Penulis: Arief Heryogi
Kodrat manusia sebagai makhluk sosial dalam kehidupannya tidak pernah lepas untuk selalu berinteraksi dengan manusia lainnya hingga pada akhirnya dalam setiap tindakannya tersebut mengakibatkan konsekuensi hukum dari tindakannya tersebut. Manusia selaku subjek hukum yakni pengemban hak dan kewajiban, dapat melakukan perbuatan hukum apa saja sesuai dengan peraturan yang berlaku.
Namun perlu diperhatikan, bahwa tidak semua manusia cakap melakukan perbuatan hukum, karena ada hal tertentu yang membatasainya. Dalam hukum perdata, batasan umur sangat menentukan kecakapan seseorang dalam melakukan perbuatan hukum. Menjadi sangat krusial usia penentuan usia dewasa ini, mengingat konsekuensi dari perbuatan yang dilakukan. Orang yang belum dewasa cenderung belum mengetahui akibat dari tindakannya dan masih perlu pengawasan dari orangtua atau walinya dan berkaitan pula dengan keansahan dari suatu perbuatan hukum. Pasal 1329 Kitab Undang-undang Hukum (KUHPerdata) menyebutkan, bahwa setiap orang adalah cakap untuk membuat perikatan-perikatan, jika ia oleh undang-undang tidak dinyatakan tak cakap. Untuk dapat dianggap mempunyai kecakapan bertindak, seseorang haruslah memenuhi batas usia dewasa, karena orang-orang yang belum dewasa dianggap tidak mempunyai kecakapan bertindak atau melakukan perbuatan hukum.

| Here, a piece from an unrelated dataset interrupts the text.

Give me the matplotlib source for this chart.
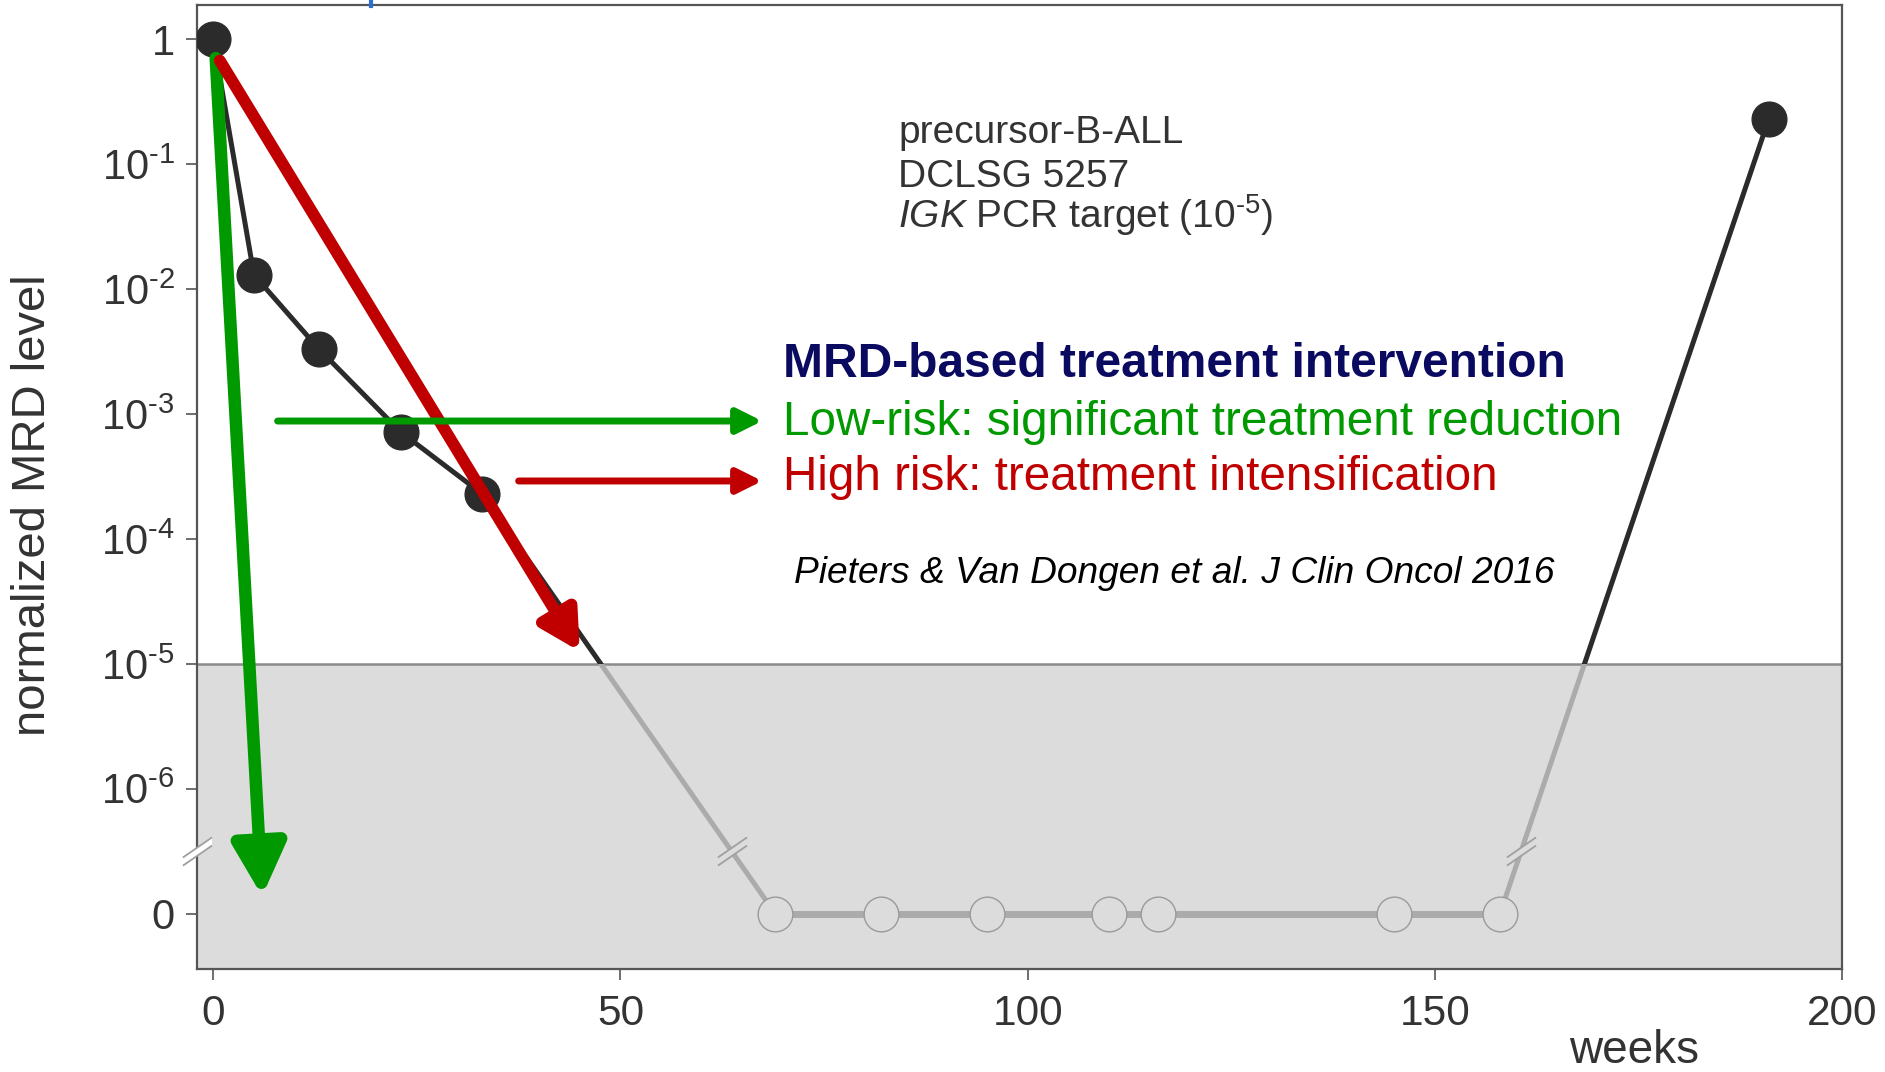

Pasal 1320 KUHPerdata mengatur masalah syarat sah perjanjian, (1) sepakat mereka yang mengikatkan dirinya; (2) kecakapan dirinya untuk membuat suatu perikatan; (3) suatu hal tertentu; dan (4) suatu sebab yang halal. Terlihat pada butir (2) tersebut, kecakapan menjadi syarat sah perjanjian dan dengan memenuhi usia dewasa maka orang itu bisa disebut cakap melakukan perjanjian. Tidak cakap seseorang membuat perjanjian tersebut batal demi hukum.
Beberapa undang-undang di Indonesia masih beragam dalam mengatur batas usia dewasa. Dalam KUHPerdata, pasal 330 menyebutkan usia dewasa adalah 21 tahun, Undang-Undang Nomor 1 Tahun 1974 tentang Perkawinan Pasal 47 adalah mereka yang genap 18 tahun atau telah kawin, Undang-Undang Nomor 39 Tahun 1999 tentang Hak Asasi Manusia Pasal 1 angka 5 bahwa batas usia dewasa adalah 18 tahun tahun atau sudah menikah. Pasal Undang-Undang Nomor 23 Tahun 2002 tentang Perlindungan Anak 1 angka 1 sebagaimana telah diubah dengan Undang-Undang Nomor 35 Tahun 2014 tentang Perubahan Atas Undang-Undang Nomor 23 Tahun 2002 tentang Perlindungan Anak menetapkan batas usia dewasa adalah 18 tahun, Undang-Undang Nomor 30 Tahun 2004 tentang Jabatan Notaris Pasal 39 sebagaimana telah diubah dengan Undang-Undang Nomor 2 Tahun 2014 tentang Perubahan Atas Undang-Undang Nomor 30 Tahun 2004 tentang Jabatan Notaris mengatur batas usia dewasa sebagai penghadap atau saksi pengenal adalah 18 tahun atau telah menikah, Undang-Undang Nomor 13 Tahun 2003 tentang Ketenagakerjaan Pasal 1 angka 26 yang menetapkan 18 tahun.
Pengaturan batas usia dewasa dalam peraturan perundang-undangan di Indonesia membuat tidak ada parameter yang tegas. Namun pengaturan batas usia yang berbeda dalam setiap undang-undang disesuaikan dengan konteks dan keperluan hukum dan kekuatan mengikatnya dalam setiap produk hukum.